:: WORK TO DO ::
Give again only the lines running from the one with "Clone this chart in matplotlib." through the one with "ax.set_ylim(0, 350)", inclusive. Omit every picture.

--- BEGIN ---

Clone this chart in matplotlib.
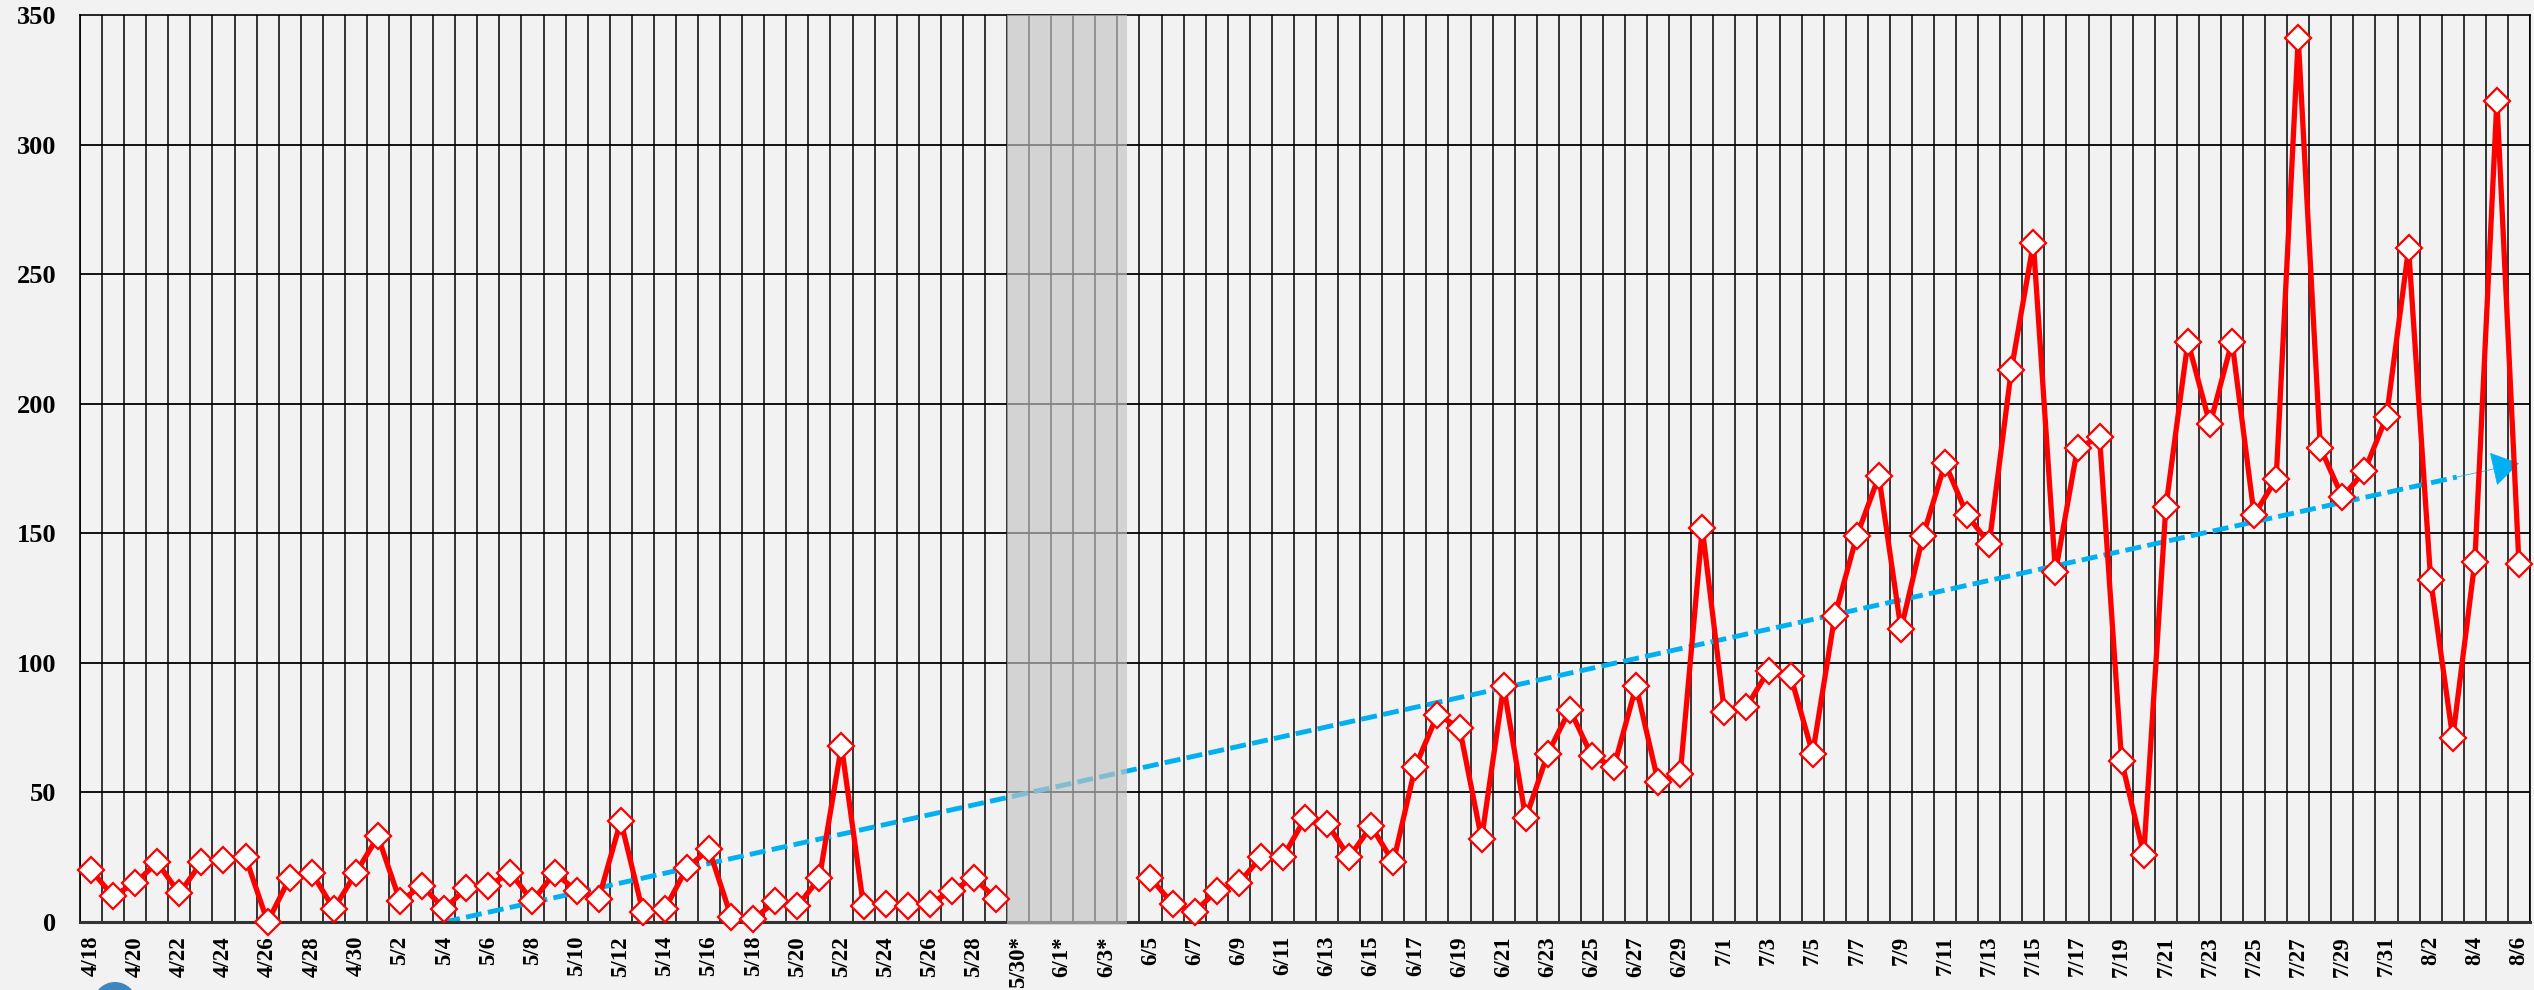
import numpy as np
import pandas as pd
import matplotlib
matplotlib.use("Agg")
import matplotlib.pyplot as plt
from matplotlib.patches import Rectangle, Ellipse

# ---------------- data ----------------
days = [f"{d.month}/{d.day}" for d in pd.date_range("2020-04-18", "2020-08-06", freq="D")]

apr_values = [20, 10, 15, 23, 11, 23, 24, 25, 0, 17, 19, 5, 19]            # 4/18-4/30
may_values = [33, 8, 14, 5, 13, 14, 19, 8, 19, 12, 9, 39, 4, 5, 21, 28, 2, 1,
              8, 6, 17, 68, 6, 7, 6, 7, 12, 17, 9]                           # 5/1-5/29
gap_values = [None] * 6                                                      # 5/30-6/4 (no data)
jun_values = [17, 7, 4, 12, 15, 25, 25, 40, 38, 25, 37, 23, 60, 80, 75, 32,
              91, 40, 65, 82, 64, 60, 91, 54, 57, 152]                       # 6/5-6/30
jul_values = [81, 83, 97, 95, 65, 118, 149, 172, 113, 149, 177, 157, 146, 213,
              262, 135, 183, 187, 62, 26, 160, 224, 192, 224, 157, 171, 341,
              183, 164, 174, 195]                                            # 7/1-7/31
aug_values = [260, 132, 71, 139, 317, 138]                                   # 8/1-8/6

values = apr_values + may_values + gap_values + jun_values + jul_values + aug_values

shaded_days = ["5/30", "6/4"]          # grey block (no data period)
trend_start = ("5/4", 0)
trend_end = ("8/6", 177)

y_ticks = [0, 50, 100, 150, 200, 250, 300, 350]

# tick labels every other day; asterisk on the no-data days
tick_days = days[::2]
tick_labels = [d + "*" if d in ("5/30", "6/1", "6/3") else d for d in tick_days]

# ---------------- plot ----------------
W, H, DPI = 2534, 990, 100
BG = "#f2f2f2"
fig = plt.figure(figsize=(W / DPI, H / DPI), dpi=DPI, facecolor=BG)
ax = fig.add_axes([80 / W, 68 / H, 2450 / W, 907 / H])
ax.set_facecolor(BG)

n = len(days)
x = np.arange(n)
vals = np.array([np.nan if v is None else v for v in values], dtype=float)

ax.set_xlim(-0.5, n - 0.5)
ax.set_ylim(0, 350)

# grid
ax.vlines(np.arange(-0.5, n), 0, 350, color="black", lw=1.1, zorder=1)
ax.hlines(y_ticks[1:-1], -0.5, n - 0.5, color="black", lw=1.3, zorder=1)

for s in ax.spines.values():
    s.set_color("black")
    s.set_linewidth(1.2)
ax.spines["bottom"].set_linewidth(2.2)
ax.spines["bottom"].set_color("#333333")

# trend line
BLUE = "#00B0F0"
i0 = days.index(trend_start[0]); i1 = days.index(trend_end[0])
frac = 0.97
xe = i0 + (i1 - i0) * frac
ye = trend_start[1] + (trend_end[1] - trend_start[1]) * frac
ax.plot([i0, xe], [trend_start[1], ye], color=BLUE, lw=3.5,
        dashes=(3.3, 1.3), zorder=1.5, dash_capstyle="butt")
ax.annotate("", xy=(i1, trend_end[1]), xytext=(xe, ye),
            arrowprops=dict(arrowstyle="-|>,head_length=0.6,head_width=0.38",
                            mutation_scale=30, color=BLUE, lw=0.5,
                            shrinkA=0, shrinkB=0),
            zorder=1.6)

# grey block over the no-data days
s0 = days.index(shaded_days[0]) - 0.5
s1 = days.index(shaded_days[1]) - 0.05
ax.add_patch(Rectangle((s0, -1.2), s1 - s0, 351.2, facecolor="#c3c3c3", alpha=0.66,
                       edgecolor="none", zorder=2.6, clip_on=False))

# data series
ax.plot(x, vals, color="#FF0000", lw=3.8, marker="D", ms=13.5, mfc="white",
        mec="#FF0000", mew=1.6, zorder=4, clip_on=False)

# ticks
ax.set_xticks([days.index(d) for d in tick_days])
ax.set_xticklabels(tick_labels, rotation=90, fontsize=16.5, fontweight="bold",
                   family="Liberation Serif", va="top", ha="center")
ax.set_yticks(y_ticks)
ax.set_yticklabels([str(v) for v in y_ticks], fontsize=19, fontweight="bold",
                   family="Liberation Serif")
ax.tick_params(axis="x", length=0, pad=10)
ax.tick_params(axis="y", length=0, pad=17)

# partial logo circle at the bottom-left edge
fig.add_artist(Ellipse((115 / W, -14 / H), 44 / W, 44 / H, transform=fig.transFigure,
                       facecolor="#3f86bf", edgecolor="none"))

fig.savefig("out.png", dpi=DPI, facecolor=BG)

--- END ---
--- BEGIN ---

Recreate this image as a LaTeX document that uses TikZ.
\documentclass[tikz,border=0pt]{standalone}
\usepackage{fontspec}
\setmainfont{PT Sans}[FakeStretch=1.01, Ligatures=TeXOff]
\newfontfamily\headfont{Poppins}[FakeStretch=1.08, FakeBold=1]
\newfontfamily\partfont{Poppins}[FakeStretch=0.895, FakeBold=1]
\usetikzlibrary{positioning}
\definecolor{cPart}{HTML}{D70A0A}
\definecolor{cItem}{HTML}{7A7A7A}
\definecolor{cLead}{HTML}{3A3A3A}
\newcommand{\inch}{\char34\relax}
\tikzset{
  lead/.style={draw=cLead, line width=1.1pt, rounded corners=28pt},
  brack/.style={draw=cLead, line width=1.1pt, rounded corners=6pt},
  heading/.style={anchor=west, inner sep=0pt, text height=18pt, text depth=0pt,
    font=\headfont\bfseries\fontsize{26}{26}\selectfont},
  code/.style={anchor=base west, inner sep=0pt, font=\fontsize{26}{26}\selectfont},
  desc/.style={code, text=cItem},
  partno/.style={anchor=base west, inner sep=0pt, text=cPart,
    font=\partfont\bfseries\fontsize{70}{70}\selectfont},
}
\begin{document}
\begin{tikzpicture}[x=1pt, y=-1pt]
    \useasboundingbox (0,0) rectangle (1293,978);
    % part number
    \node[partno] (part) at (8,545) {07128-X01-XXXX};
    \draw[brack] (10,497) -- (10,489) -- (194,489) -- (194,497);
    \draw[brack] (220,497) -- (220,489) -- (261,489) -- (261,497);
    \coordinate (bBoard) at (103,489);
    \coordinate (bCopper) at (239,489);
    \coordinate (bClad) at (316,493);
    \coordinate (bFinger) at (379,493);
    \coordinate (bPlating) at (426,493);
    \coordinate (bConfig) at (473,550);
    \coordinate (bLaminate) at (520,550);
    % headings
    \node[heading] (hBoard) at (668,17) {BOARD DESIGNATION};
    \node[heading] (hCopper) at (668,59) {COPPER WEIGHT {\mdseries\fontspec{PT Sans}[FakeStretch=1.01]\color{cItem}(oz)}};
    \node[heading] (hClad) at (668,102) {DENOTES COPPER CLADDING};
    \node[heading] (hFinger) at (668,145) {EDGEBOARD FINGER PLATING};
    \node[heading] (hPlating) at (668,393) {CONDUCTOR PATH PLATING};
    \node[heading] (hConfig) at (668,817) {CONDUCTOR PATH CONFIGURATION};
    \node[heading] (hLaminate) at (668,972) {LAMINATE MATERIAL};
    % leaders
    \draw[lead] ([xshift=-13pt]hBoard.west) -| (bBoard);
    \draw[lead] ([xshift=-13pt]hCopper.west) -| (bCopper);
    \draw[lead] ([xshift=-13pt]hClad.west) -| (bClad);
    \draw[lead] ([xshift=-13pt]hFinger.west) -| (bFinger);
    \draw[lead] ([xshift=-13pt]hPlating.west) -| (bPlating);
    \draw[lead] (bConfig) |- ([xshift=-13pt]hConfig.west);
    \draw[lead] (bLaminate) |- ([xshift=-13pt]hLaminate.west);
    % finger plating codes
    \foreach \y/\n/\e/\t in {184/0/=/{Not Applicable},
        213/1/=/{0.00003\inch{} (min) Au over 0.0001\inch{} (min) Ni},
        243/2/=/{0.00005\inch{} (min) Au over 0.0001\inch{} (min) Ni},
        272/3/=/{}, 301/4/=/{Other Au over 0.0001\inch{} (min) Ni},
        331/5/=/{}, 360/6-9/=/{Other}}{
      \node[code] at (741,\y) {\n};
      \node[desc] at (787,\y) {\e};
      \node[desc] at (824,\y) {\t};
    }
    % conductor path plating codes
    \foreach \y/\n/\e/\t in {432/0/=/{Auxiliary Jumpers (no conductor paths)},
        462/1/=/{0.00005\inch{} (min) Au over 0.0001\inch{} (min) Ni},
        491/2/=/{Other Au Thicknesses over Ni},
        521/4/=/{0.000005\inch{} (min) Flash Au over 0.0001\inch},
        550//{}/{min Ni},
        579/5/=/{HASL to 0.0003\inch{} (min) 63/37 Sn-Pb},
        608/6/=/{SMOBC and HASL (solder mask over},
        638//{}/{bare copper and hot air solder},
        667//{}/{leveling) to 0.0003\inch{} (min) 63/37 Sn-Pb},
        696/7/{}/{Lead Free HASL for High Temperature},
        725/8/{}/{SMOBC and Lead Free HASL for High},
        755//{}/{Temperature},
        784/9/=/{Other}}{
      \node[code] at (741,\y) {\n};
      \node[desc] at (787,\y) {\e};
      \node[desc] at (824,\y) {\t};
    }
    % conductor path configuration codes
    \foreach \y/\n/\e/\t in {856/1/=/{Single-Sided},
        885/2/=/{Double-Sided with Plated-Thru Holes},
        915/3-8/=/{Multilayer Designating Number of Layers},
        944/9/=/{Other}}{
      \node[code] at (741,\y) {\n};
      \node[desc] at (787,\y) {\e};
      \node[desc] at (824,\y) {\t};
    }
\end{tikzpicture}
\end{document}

--- END ---

:: OUTPUT ::
Clone this chart in matplotlib.
import numpy as np
import pandas as pd
import matplotlib
matplotlib.use("Agg")
import matplotlib.pyplot as plt
from matplotlib.patches import Rectangle, Ellipse

# ---------------- data ----------------
days = [f"{d.month}/{d.day}" for d in pd.date_range("2020-04-18", "2020-08-06", freq="D")]

apr_values = [20, 10, 15, 23, 11, 23, 24, 25, 0, 17, 19, 5, 19]            # 4/18-4/30
may_values = [33, 8, 14, 5, 13, 14, 19, 8, 19, 12, 9, 39, 4, 5, 21, 28, 2, 1,
              8, 6, 17, 68, 6, 7, 6, 7, 12, 17, 9]                           # 5/1-5/29
gap_values = [None] * 6                                                      # 5/30-6/4 (no data)
jun_values = [17, 7, 4, 12, 15, 25, 25, 40, 38, 25, 37, 23, 60, 80, 75, 32,
              91, 40, 65, 82, 64, 60, 91, 54, 57, 152]                       # 6/5-6/30
jul_values = [81, 83, 97, 95, 65, 118, 149, 172, 113, 149, 177, 157, 146, 213,
              262, 135, 183, 187, 62, 26, 160, 224, 192, 224, 157, 171, 341,
              183, 164, 174, 195]                                            # 7/1-7/31
aug_values = [260, 132, 71, 139, 317, 138]                                   # 8/1-8/6

values = apr_values + may_values + gap_values + jun_values + jul_values + aug_values

shaded_days = ["5/30", "6/4"]          # grey block (no data period)
trend_start = ("5/4", 0)
trend_end = ("8/6", 177)

y_ticks = [0, 50, 100, 150, 200, 250, 300, 350]

# tick labels every other day; asterisk on the no-data days
tick_days = days[::2]
tick_labels = [d + "*" if d in ("5/30", "6/1", "6/3") else d for d in tick_days]

# ---------------- plot ----------------
W, H, DPI = 2534, 990, 100
BG = "#f2f2f2"
fig = plt.figure(figsize=(W / DPI, H / DPI), dpi=DPI, facecolor=BG)
ax = fig.add_axes([80 / W, 68 / H, 2450 / W, 907 / H])
ax.set_facecolor(BG)

n = len(days)
x = np.arange(n)
vals = np.array([np.nan if v is None else v for v in values], dtype=float)

ax.set_xlim(-0.5, n - 0.5)
ax.set_ylim(0, 350)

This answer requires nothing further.